There is something strange going on when plays about trade union defeats (including We are the Lions, Mr Manager about Grunwick and We’re Not Going Back and Shafted about the Miners’ Strike) have never been so popular, whilst actual trade union membership is on the decline. Trade union membership has halved from a high of 13.2 million in 1979 to 6.2 million in 2016.
In this new book on South Asian women’s involvement in struggles for equality at work, the authors show that there is a history of over four decades of South Asian women taking part in labour struggles in the UK. They place that activity within a broader context; one that takes into account how and why the women came to the UK; and how the connections of race, ethnicity, gender and class thrust them into their roles as women who resisted oppression at work and took their activity onto the streets.
The authors challenge some of the myths around the Grunwick strike; “the celebration of the strike increasingly resembles a kind of political nostalgia, a longing backward glance to the muscular activism of mass picketing, confrontation with the police and a centrifugal drawing together of all the progressive elements in the labour movement and the wider left.” Instead they show the forces lined up against black and ethnic minority workers: how they were not just fighting discrimination by employers, but also from fellow white workers – and even trade unions.

Grunwick picket line
This book documents this history, and shows how black and ethnic workers, together with their communities, challenged discrimination. In 1963 a local community group, the West Indian Development Community in Bristol, challenged a local bus company that refused to employ black and Asian people as bus crew, a policy that was supported by the white workforce, and shockingly by the trade unions. Following the example of black people in the USA at that time the local community boycotted the bus company, and through a national campaign, forced the company to lift the ban on non-white workers.

Bristol Bus Boycott
Lobbying by trade union members to challenge discriminatory practices within the trade union movement led finally in the late 1970s and early 1980s to a recognition that racial discrimination needed to be challenged , and that black and ethnic minority workers needed to be incorporated into the trade union movement.

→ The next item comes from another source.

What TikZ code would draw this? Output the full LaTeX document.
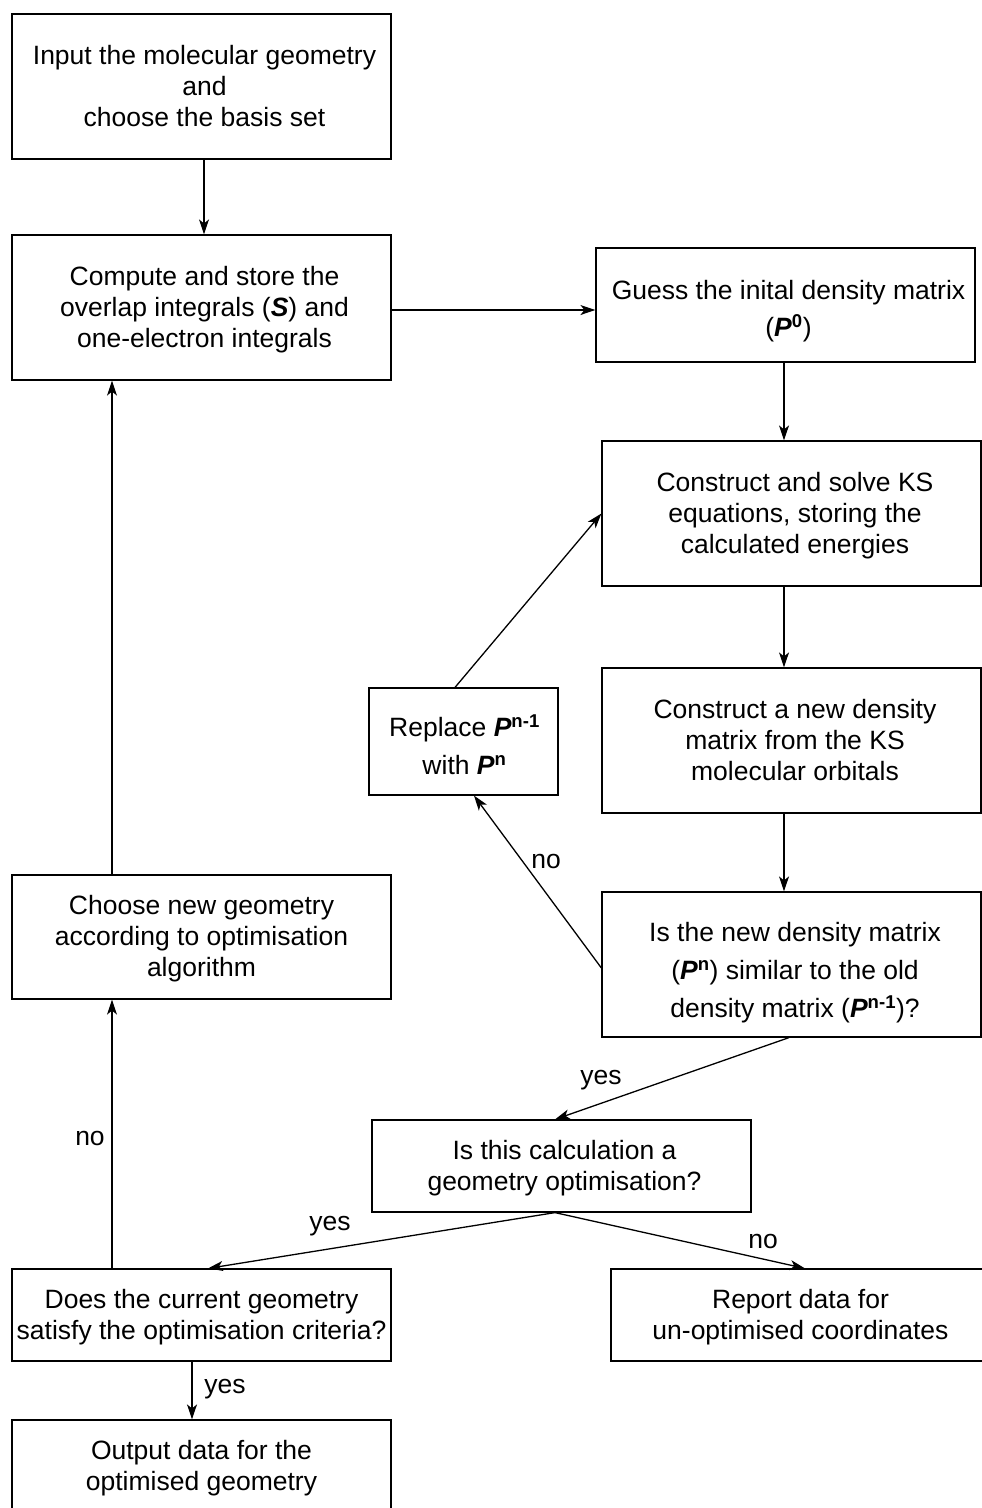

But what was, and is, the reality for black and ethnic minorities in work and as trade unionists? In Striking Women through the stories of the women at the heart of two important strikes – Grunwick in 1976-78 and Gate Gourmet in 2005 – we get a more complex view of the women activists that is grounded not just in their lives at work, but at home, and as part of the complexities of the UK labour market.

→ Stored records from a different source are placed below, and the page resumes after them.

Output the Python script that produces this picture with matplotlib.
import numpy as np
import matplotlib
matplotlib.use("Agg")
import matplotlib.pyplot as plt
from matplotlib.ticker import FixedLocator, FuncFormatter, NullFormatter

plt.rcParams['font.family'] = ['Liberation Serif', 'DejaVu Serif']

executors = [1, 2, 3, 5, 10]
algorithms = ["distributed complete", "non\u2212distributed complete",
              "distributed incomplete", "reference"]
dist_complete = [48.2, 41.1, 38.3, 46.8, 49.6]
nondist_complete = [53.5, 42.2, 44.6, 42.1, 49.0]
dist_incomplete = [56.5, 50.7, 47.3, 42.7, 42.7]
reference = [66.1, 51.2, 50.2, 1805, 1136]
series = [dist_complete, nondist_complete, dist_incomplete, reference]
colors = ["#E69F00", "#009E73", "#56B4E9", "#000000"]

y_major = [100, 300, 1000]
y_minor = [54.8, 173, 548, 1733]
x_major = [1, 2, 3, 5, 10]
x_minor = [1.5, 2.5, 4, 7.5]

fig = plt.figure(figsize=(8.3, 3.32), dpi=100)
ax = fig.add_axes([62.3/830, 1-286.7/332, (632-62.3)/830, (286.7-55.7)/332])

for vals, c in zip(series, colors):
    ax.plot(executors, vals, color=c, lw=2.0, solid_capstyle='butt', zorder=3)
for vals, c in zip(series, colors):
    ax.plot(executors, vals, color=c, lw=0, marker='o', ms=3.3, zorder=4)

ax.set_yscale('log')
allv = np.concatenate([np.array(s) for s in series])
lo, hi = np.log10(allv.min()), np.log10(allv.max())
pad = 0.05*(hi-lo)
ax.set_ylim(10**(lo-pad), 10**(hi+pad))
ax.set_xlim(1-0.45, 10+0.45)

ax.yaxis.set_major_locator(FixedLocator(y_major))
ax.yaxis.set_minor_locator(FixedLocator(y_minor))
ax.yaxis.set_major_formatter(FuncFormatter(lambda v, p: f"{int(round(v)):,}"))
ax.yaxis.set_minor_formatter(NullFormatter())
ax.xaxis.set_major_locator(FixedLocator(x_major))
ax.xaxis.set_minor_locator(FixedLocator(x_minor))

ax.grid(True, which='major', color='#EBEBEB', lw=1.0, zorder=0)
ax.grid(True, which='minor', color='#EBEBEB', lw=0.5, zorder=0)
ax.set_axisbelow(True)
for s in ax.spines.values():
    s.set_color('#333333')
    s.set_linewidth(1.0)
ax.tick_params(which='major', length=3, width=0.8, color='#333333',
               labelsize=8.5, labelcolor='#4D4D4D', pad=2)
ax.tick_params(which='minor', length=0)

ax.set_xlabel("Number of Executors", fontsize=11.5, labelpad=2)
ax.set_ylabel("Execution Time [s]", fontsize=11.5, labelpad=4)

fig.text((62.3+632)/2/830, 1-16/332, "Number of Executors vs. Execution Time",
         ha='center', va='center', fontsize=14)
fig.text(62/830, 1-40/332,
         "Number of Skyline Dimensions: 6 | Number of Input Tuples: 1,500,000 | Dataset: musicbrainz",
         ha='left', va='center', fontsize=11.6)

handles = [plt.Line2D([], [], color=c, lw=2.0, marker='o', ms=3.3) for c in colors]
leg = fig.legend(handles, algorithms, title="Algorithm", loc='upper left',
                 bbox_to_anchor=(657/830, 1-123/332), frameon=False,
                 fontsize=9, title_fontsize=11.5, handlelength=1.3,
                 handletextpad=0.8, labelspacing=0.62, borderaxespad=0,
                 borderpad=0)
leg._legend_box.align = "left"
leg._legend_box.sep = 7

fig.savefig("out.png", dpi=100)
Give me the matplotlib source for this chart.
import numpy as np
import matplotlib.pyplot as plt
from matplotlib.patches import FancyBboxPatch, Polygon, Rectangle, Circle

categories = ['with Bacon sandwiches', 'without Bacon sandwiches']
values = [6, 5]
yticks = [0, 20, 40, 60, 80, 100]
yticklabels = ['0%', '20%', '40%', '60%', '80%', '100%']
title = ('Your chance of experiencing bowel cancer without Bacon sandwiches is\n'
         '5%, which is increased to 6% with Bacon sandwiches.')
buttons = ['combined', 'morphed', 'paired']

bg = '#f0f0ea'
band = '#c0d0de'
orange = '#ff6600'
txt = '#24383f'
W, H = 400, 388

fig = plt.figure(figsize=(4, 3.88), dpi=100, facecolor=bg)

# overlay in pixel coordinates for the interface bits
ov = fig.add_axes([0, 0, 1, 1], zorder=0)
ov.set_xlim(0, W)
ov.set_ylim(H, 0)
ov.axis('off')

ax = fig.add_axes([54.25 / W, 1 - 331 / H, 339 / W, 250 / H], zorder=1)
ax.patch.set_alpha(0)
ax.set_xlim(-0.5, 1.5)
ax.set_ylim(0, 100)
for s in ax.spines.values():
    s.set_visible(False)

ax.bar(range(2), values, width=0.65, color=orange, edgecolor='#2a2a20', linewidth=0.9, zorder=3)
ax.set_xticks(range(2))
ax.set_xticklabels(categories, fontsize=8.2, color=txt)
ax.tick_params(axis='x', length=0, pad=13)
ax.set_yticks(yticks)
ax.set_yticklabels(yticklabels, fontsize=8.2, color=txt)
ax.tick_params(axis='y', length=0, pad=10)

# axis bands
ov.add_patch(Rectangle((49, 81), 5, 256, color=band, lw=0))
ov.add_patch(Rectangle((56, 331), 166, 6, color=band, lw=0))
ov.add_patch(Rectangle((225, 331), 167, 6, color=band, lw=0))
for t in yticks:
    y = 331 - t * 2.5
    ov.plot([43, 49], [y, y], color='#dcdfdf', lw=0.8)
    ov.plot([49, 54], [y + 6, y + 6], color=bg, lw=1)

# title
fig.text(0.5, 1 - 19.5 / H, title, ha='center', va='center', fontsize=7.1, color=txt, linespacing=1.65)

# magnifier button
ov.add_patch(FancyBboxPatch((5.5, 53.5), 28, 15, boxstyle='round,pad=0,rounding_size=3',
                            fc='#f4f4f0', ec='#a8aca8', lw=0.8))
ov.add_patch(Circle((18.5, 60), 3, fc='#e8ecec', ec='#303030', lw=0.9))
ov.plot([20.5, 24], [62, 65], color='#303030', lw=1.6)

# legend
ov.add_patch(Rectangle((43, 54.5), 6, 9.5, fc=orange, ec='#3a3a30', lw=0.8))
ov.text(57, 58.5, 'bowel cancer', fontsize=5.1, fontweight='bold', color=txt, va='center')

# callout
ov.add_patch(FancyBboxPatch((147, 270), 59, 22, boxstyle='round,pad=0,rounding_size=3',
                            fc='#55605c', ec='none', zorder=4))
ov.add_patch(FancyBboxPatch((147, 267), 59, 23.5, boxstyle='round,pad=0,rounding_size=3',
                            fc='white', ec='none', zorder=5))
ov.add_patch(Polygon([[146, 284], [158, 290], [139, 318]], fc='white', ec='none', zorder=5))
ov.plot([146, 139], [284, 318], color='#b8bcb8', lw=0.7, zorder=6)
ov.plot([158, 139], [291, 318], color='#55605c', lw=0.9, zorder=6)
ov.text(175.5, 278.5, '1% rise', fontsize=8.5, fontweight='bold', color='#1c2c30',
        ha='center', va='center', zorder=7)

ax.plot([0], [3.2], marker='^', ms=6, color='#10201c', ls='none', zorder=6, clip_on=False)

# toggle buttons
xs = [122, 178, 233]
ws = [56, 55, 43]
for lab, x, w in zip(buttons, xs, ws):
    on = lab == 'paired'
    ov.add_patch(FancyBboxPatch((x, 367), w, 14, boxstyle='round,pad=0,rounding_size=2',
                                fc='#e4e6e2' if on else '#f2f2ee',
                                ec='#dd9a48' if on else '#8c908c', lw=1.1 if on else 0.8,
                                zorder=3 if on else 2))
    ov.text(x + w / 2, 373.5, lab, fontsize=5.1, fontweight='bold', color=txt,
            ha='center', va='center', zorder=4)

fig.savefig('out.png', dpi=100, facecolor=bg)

Central to this story are the women themselves. The authors interviewed five of the elderly Grunwick strikers, and twenty seven Punjabi women workers who were sacked by Gate Gourmet in 2005. They interviewed them in their own language of Hindi, “In the hope of bringing forth submerged accounts and hitherto unvoiced memories.”

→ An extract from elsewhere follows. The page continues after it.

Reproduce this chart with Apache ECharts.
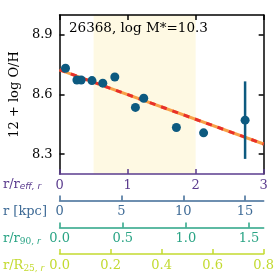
<!DOCTYPE html>
<html><head><meta charset="utf-8">
<script src="https://cdn.jsdelivr.net/npm/echarts@6/dist/echarts.min.js"></script>
<style>html,body{margin:0;padding:0;background:#fff}#c{width:277px;height:277px}</style>
</head><body><div id="c"></div>
<script>
// data
const rEff = [0.087, 0.255, 0.317, 0.476, 0.635, 0.812, 1.115, 1.237, 1.717, 2.117, 2.727];
const oh   = [8.732, 8.673, 8.673, 8.670, 8.657, 8.688, 8.535, 8.581, 8.434, 8.407, 8.471];
const ohErr= [0.01, 0.01, 0.01, 0.01, 0.01, 0.01, 0.01, 0.01, 0.012, 0.01, 0.195];
const fitX = [0, 3];
const fitY = [8.724, 8.351];
const shadeRange = [0.5, 2.0];
const yTicks = [8.3, 8.6, 8.9];
const effTicks = [0, 1, 2, 3];
const kpcTicks = [0, 5, 10, 15];
const r90Ticks = [0, 0.5, 1.0, 1.5];
const r25Ticks = [0, 0.2, 0.4, 0.6, 0.8];
const kpcMax = 16.5, r90Max = 1.616, r25Max = 0.8;
const titleText = '26368, log M*=10.3';

const F = 'DejaVu Serif';
const cPurple = '#5b3c8e', cBlue = '#3f6b96', cTeal = '#2aa485', cLime = '#c3da30';

function bottomAxis(min, max, ticks, color, offset, fmt) {
  return {
    type: 'value', position: 'bottom', offset: offset, min: min, max: max,
    axisLine: {show: true, onZero: false, lineStyle: {color: color, width: 1.5}},
    axisTick: {show: true, inside: true, length: 5, customValues: ticks, lineStyle: {color: color, width: 1.5}},
    axisLabel: {customValues: ticks, color: color, fontFamily: F, fontSize: 13, margin: 5,
      formatter: fmt},
    splitLine: {show: false}
  };
}

const chart = echarts.init(document.getElementById('c'), null, {renderer: 'canvas'});
chart.setOption({
  animation: false,
  grid: {left: 58, top: 15, width: 208, height: 159, containLabel: false},
  xAxis: [
    bottomAxis(0, 3, effTicks, cPurple, 0, v => String(v)),
    bottomAxis(0, kpcMax, kpcTicks, cBlue, 26.5, v => String(v)),
    bottomAxis(0, r90Max, r90Ticks, cTeal, 53.5, v => v.toFixed(1)),
    bottomAxis(0, r25Max, r25Ticks, cLime, 80, v => v.toFixed(1)),
    {type: 'value', position: 'top', min: 0, max: 3,
     axisLine: {show: true, onZero: false, lineStyle: {color: '#000', width: 1.5}},
     axisTick: {show: true, inside: true, length: 5, customValues: effTicks, lineStyle: {color: '#000', width: 1.5}},
     axisLabel: {show: false}, splitLine: {show: false}}
  ],
  yAxis: [
    {type: 'value', min: 8.2, max: 9.0, position: 'left',
     name: '12 + log O/H', nameLocation: 'middle', nameGap: 38, nameRotate: 90,
     nameTextStyle: {fontFamily: F, fontSize: 13, color: '#000'},
     axisLine: {show: true, onZero: false, lineStyle: {color: '#000', width: 1.5}},
     axisTick: {show: true, inside: true, length: 5, customValues: yTicks, lineStyle: {color: '#000', width: 1.5}},
     axisLabel: {customValues: yTicks, color: '#000', fontFamily: F, fontSize: 13, margin: 7,
       formatter: v => v.toFixed(1)},
     splitLine: {show: false}},
    {type: 'value', min: 8.2, max: 9.0, position: 'right',
     axisLine: {show: true, onZero: false, lineStyle: {color: '#000', width: 1.5}},
     axisTick: {show: true, inside: true, length: 5, customValues: yTicks, lineStyle: {color: '#000', width: 1.5}},
     axisLabel: {show: false}, splitLine: {show: false}}
  ],
  graphic: [
    {type: 'text', left: 69, top: 21, z: 100, zlevel: 0, style: {text: titleText, font: '13.5px "DejaVu Serif"', fill: '#000'}},
    {type: 'text', left: 3, top: 178, style: {text: '{a|r/r}{b|eff, r}', rich: {
      a: {fontFamily: F, fontSize: 13, fill: cPurple, verticalAlign: 'bottom'},
      b: {fontFamily: 'DejaVu Sans', fontStyle: 'italic', fontSize: 9, fill: cPurple, padding: [6,0,0,0]}}}},
    {type: 'text', left: 3, top: 205, style: {text: 'r [kpc]', font: '13px "DejaVu Serif"', fill: cBlue}},
    {type: 'text', left: 3, top: 232, style: {text: '{a|r/r}{b|90, }{c|r}', rich: {
      a: {fontFamily: F, fontSize: 13, fill: cTeal},
      b: {fontFamily: F, fontSize: 9, fill: cTeal, padding: [6,0,0,0]},
      c: {fontFamily: 'DejaVu Sans', fontStyle: 'italic', fontSize: 9, fill: cTeal, padding: [6,0,0,0]}}}},
    {type: 'text', left: 3, top: 259, style: {text: '{a|r/R}{b|25, }{c|r}', rich: {
      a: {fontFamily: F, fontSize: 13, fill: cLime},
      b: {fontFamily: F, fontSize: 9, fill: cLime, padding: [6,0,0,0]},
      c: {fontFamily: 'DejaVu Sans', fontStyle: 'italic', fontSize: 9, fill: cLime, padding: [6,0,0,0]}}}}
  ],
  series: [
    {type: 'line', xAxisIndex: 0, yAxisIndex: 0, data: [], silent: true, z: 0,
     markArea: {silent: true, z: 0, itemStyle: {color: '#fef9e3'},
       data: [[{xAxis: shadeRange[0]}, {xAxis: shadeRange[1]}]]}},
    {type: 'line', xAxisIndex: 0, yAxisIndex: 0, symbol: 'none', z: 3,
     data: fitX.map((x, i) => [x, fitY[i]]),
     lineStyle: {color: '#f8a048', width: 3, type: 'solid'}},
    {type: 'line', xAxisIndex: 0, yAxisIndex: 0, symbol: 'none', z: 4,
     data: fitX.map((x, i) => [x, fitY[i]]),
     lineStyle: {color: '#e8302a', width: 3, type: [6, 6]}},
    {type: 'custom', xAxisIndex: 0, yAxisIndex: 0, z: 5,
     data: rEff.map((x, i) => [x, oh[i] - ohErr[i], oh[i] + ohErr[i]]),
     renderItem: function (params, api) {
       const p1 = api.coord([api.value(0), api.value(1)]);
       const p2 = api.coord([api.value(0), api.value(2)]);
       return {type: 'line', shape: {x1: p1[0], y1: p1[1], x2: p2[0], y2: p2[1]},
         style: {stroke: '#0d5a80', lineWidth: 2.5}};
     }},
    {type: 'scatter', xAxisIndex: 0, yAxisIndex: 0, z: 6, symbolSize: 9,
     itemStyle: {color: '#0d5a80', opacity: 1},
     data: rEff.map((x, i) => [x, oh[i]])}
  ]
});
</script></body></html>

The authors also interviewed senior officials in the TGWU (now Unite), observed Employment tribunals, and analysed the full judgements of the seventeen Employment Tribunal cases. The research gone into this book, and the analysis of these two disputes, must count for one of the most complex and complete examinations of the dynamics between trade unions and their members. It also shows how the massive changes in the political and economic realities of the period from the 1970s to the 2000s have undermined both workers and trade unions, and challenges present day trade union practices in representing workers.
Much has been written about the Grunwick strike, but in this book we actually get to hear from the women themselves, and most importantly as they look back at what was a defeat, the women are sanguine; “I felt great that I can do something. I was no longer scared of our community. Of what people will say.”
The Gate Gourmet dispute was at a different time, and led to different consequences for the women involved. By 2005 the women had been working in a unionised workplace for many years, but the anti-trade union legislation (which the Labour Government would not abandon) meant that it was not going to be a Grunwick mark 2, but this time with a happy ending.
But many of the issues were similar for the two groups of women workers. It was about feelings of injustice and a need for collective action to address these grievances. But the realities of 2005 meant that; “South Asian workers were once again subject to arbitrary management, treated as a “disposable” labour force and left unprotected by the wider labour movement.”

Gate Gourmet workers
The challenges for trade unions in 2018 are formidable, but unless they are prepared to challenge their own policies and practices as organisations, their relevance to groups such as black and ethnic minority groups is questionable. The Grunwick and Gate Gourmet strikers proved that South Asian women (like other ethnic groups) are prepared to organise collectively to oppose oppression at work, but the challenge to the trade unions is to prove that they can change their approach to these workers and adopt a more proactive approach to organising workers in an era of globalisation and restructuring.